When, after Boris's death in 1605, the Tsar's army submitted to the rule of the Pretender Dmitry, Margeret and his foreign mercenaries had little choice but to also serve Dmitry.
In Jan 1606, Margeret was appointed commander of Palace Guards. In May of that year Dmitry was assassinated. Although his successor Vasily Shuisky dismissed most of the foreign mercenaries, Margeret was asked to remain. He did so until the summer of 1606, at which time he asked permission to leave, departing from Arkhangelsk for France in September 1606.

==Return to France==
When Margeret returned to France he presented himself to King Henry, telling the king his adventures.
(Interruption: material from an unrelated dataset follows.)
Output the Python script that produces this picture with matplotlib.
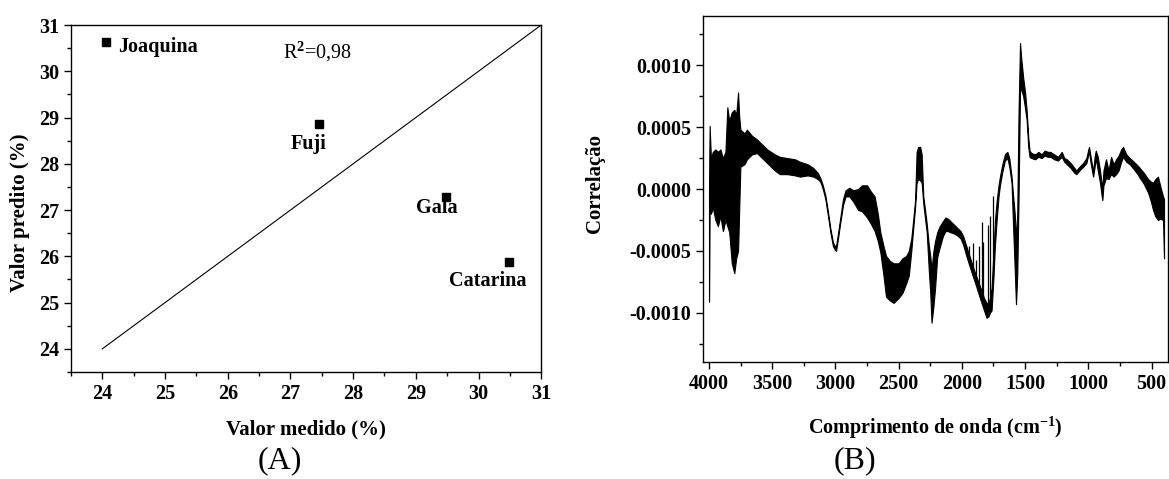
import numpy as np
import matplotlib
matplotlib.use('Agg')
import matplotlib.pyplot as plt
from matplotlib.ticker import MultipleLocator

plt.rcParams['font.family'] = ['Liberation Serif', 'DejaVu Serif']
plt.rcParams['font.weight'] = 'bold'
plt.rcParams['mathtext.fontset'] = 'custom'
plt.rcParams['mathtext.rm'] = 'Liberation Serif'
plt.rcParams['mathtext.bf'] = 'Liberation Serif:bold'
plt.rcParams['mathtext.it'] = 'Liberation Serif:italic'

# (A) measured vs predicted
cultivars = ['Joaquina', 'Fuji', 'Gala', 'Catarina']
measured = [24.06, 27.45, 29.48, 30.49]
predicted = [30.63, 28.85, 27.28, 25.88]
label_xy = [(24.25, 30.53), (27.29, 28.43), (29.34, 27.05), (30.14, 25.47)]
label_ha = ['left', 'center', 'center', 'center']
ideal = [24, 31]

# (B) correlation spectrum, read as upper/lower envelope of the noisy trace (x1e-4)
wavenumber = [
    4000, 3995, 3985, 3970, 3950, 3930, 3910, 3890, 3870, 3855, 3840, 3820, 3800,
    3785, 3770, 3762, 3752, 3720, 3700, 3660, 3620, 3580, 3540, 3480, 3440, 3380,
    3320, 3280, 3220, 3175, 3140, 3120, 3100, 3080, 3060, 3040, 3020, 3005, 2995,
    2980, 2960, 2940, 2920, 2890, 2860, 2820, 2790, 2750, 2720, 2690, 2665, 2645,
    2620, 2600, 2570, 2540, 2500, 2470, 2440, 2420, 2400, 2385, 2370, 2358, 2345,
    2330, 2318, 2305, 2290, 2278, 2262, 2250, 2240, 2225, 2212, 2195, 2175, 2150,
    2130, 2110, 2090, 2060, 2030, 2010, 1990, 1965, 1940, 1915, 1895, 1870, 1845,
    1825, 1805, 1790, 1778, 1765, 1752, 1738, 1725, 1710, 1699, 1680, 1660, 1640,
    1625, 1607, 1595, 1582, 1572, 1562, 1552, 1540, 1530, 1515, 1500, 1488, 1475,
    1465, 1450, 1420, 1395, 1370, 1345, 1320, 1300, 1270, 1240, 1210, 1190, 1170,
    1140, 1110, 1095, 1070, 1041, 1015, 1000, 994, 980, 962, 950, 941, 925, 909,
    895, 889, 880, 860, 840, 820, 800, 780, 760, 740, 725, 700, 672, 640, 610, 593,
    560, 527, 505, 488, 470, 449, 430, 409, 401,
]
corr_hi = [
    0.0, 5.1, 2.5, 3.0, 3.2, 3.0, 3.2, 2.5, 3.0, 6.6, 5.5, 6.2, 6.4,
    6.0, 7.8, 6.0, 4.8, 4.5, 4.8, 4.3, 4.0, 3.6, 3.2, 2.8, 2.6, 2.5,
    2.4, 2.2, 2.0, 1.7, 1.3, 0.9, 0.3, -0.5, -1.8, -3.2, -4.3, -4.6, -4.6,
    -3.6, -2.2, -0.8, -0.1, 0.1, -0.1, 0.0, 0.3, 0.3, -0.2, -0.6, -2.0, -3.5,
    -4.6, -5.4, -5.8, -6.0, -6.0, -5.6, -5.4, -5.0, -4.0, -2.5, -0.9, 3.0, 3.4,
    3.4, 2.8, -0.6, -1.8, -2.8, -4.5, -5.4, -6.5, -5.0, -4.2, -3.5, -3.0, -2.6,
    -2.3, -2.4, -2.6, -2.9, -3.2, -3.4, -3.8, -4.6, -5.4, -6.2, -6.8, -7.5, -8.2,
    -8.8, -9.2, -9.2, -8.8, -8.0, -5.5, -2.5, -1.0, 0.3, 1.0, 2.0, 2.8, 3.0,
    2.5, 1.0, -0.5, -2.0, -4.0, -2.0, 6.0, 11.8, 10.5, 9.0, 7.8, 6.4, 4.2,
    3.1, 2.9, 2.8, 3.0, 2.8, 3.1, 3.0, 3.0, 2.8, 2.6, 3.0, 2.5, 2.4,
    2.1, 1.7, 1.5, 1.8, 2.1, 2.5, 3.2, 3.4, 2.5, 1.4, 2.6, 3.1, 2.6, 1.6,
    0.5, 0.0, 1.5, 2.4, 1.5, 2.6, 2.0, 2.4, 2.7, 3.2, 3.4, 2.8, 2.5, 2.2, 1.9, 1.7,
    1.3, 0.8, 0.6, 0.5, 0.8, 1.0, 0.2, -0.6, -0.8,
]
corr_lo = [
    -9.1, -1.0, -2.0, -1.5, -2.5, -3.0, -2.2, -3.4, -2.5, -3.0, -3.5, -6.0, -6.8,
    -5.6, -5.0, -2.0, 1.8, 2.0, 2.4, 2.8, 2.9, 2.5, 2.1, 1.5, 1.2, 1.2,
    1.1, 1.0, 1.1, 1.0, 0.8, 0.6, 0.0, -0.8, -2.1, -3.5, -4.6, -4.9, -5.0,
    -4.0, -2.6, -1.3, -0.6, -0.6, -1.0, -1.7, -1.8, -2.3, -2.8, -3.4, -4.2, -5.1,
    -7.0, -8.7, -9.0, -9.2, -8.8, -8.4, -7.6, -7.0, -5.0, -3.2, -1.5, 0.5, 0.8,
    0.7, 0.5, -1.2, -2.5, -3.5, -6.5, -8.4, -10.8, -9.5, -8.0, -5.5, -4.7, -3.8,
    -3.4, -3.4, -3.5, -3.6, -3.8, -4.0, -4.5, -5.4, -6.2, -7.0, -7.6, -8.4, -9.2,
    -9.8, -10.4, -10.3, -10.0, -9.8, -7.5, -4.5, -2.5, -0.6, 0.3, 1.4, 2.3, 2.5,
    1.8, 0.5, -3.0, -6.5, -9.3, -7.0, -1.0, 8.0, 8.0, 7.5, 6.5, 5.6, 3.4,
    2.6, 2.5, 2.4, 2.6, 2.5, 2.7, 2.6, 2.6, 2.4, 2.3, 2.6, 2.2, 2.0,
    1.7, 1.3, 1.2, 1.5, 1.8, 2.1, 2.8, 3.0, 2.0, 1.0, 1.8, 2.5, 1.5, 0.6,
    -0.5, -0.9, 0.3, 0.9, 0.8, 1.2, 1.0, 1.2, 1.5, 2.2, 2.6, 2.2, 2.0, 1.6, 1.2, 0.9,
    0.4, -0.3, -1.0, -1.7, -2.2, -2.5, -2.4, -2.5, -5.6,
]
# thin spikes rising out of the 1950-1730 descent (x1e-4)
spike_wn = [1941, 1915, 1889, 1862, 1843, 1831, 1796, 1778, 1752]
spike_base = [-5.6, -6.4, -7.2, -8.0, -8.6, -9.2, -9.6, -9.4, -7.0]
spike_tip = [-4.6, -4.4, -5.7, -4.6, -2.7, -4.3, -2.9, -2.2, -0.6]

fig = plt.figure(figsize=(11.69, 4.79), dpi=100)

# ---- (A) ----
ax1 = fig.add_axes([0.0607, 0.2234, 0.4023, 0.7244])
ax1.plot(ideal, ideal, color='black', lw=0.8)
ax1.plot(measured, predicted, 's', color='black', ms=5.5)
for name, (tx, ty), ha in zip(cultivars, label_xy, label_ha):
    ax1.text(tx, ty, name, ha=ha, va='center', fontsize=14.5, fontweight='bold')
ax1.text(26.88, 30.42, 'R$^2$=0,98', ha='left', va='center', fontsize=14.5,
         fontweight='normal')
ax1.set_xlim(23.5, 31)
ax1.set_ylim(23.5, 31)
ax1.xaxis.set_major_locator(MultipleLocator(1))
ax1.xaxis.set_minor_locator(MultipleLocator(0.5))
ax1.yaxis.set_major_locator(MultipleLocator(1))
ax1.yaxis.set_minor_locator(MultipleLocator(0.5))
ax1.set_xlabel('Valor medido (%)', fontsize=15, fontweight='bold')
ax1.set_ylabel('Valor predito (%)', fontsize=15, fontweight='bold')
ax1.xaxis.set_label_coords(0.5, -0.138)
ax1.yaxis.set_label_coords(-0.087, 0.46)

# ---- (B) ----
ax2 = fig.add_axes([0.6011, 0.2436, 0.398, 0.7236])
wn = np.array(wavenumber)
ax2.fill_between(wn, np.array(corr_lo) * 1e-4, np.array(corr_hi) * 1e-4,
                 color='black', lw=0.8, edgecolor='black')
ax2.vlines(spike_wn, np.array(spike_base) * 1e-4, np.array(spike_tip) * 1e-4,
           color='black', lw=0.9)
ax2.set_xlim(4050, 370)
ax2.set_ylim(-0.0014, 0.0014)
ax2.xaxis.set_major_locator(MultipleLocator(500))
ax2.xaxis.set_minor_locator(MultipleLocator(250))
ax2.yaxis.set_major_locator(MultipleLocator(0.0005))
ax2.yaxis.set_minor_locator(MultipleLocator(0.00025))
ax2.yaxis.set_major_formatter(plt.FuncFormatter(lambda v, p: f'{v:.4f}'))
ax2.set_xlabel('Comprimento de onda (cm$^{\\mathbf{-1}}$)', fontsize=14.5, fontweight='bold')
ax2.set_ylabel('Correlação', fontsize=15, fontweight='bold')
ax2.xaxis.set_label_coords(0.5, -0.15)
ax2.yaxis.set_label_coords(-0.21, 0.517)

for ax in (ax1, ax2):
    ax.tick_params(which='major', direction='out', length=5, width=1, labelsize=14.5)
    ax.tick_params(which='minor', direction='out', length=3, width=1)
    for sp in ax.spines.values():
        sp.set_linewidth(1.0)
    for lab in ax.get_xticklabels() + ax.get_yticklabels():
        lab.set_fontweight('bold')

fig.text(280 / 1169, 1 - 461 / 479, '(A)', ha='center', va='center', fontsize=23,
         fontweight='normal')
fig.text(855 / 1169, 1 - 461 / 479, '(B)', ha='center', va='center', fontsize=23,
         fontweight='normal')

fig.savefig('out.png', dpi=100)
Henri refused to have such a noble man killed hence he ordered Margeret to write about his experiences. Margeret spent the winter of 1606–07 writing, thankful that he was alive. The book Estate de l'Empire de Russie et de Grand Duché de Moscovie was fully sponsored by the King and printed in Paris in 1607.

This book was reprinted in France several times, including in 1859 with improved notes by Henri Chevreul and the French author Prosper Mérimée.

It was last published in 1983 by Editions La Découverte/Maspéro (Paris) under the title Un mousquetaire à Moscou: mémoires sur la première révolution russe, 1604-1614, with a large historical introduction, as well as notes and a bibliography by the French historian and Russia expert Alexandre Bennigsen.

==Later mercenary service==
In 1609 he joined the forces of the man claiming to be the Tsar Dmitry, revived miraculously from his assassination in 1606.
In 1610 he joined the Polish army and distinguished himself at the Battle of Klushino (1611) and the march on Moscow that followed. Margeret left Moscow when he was recalled to Poland by King Sigismund. The king made him a member of the royal council, but Margeret did not stay in Poland. By January 1612 he wrote to John Merrick of the English Muscovy Company from Hamburg and is thought to have settled in the Palatinate in Germany. There is no trace of Margeret after 1619.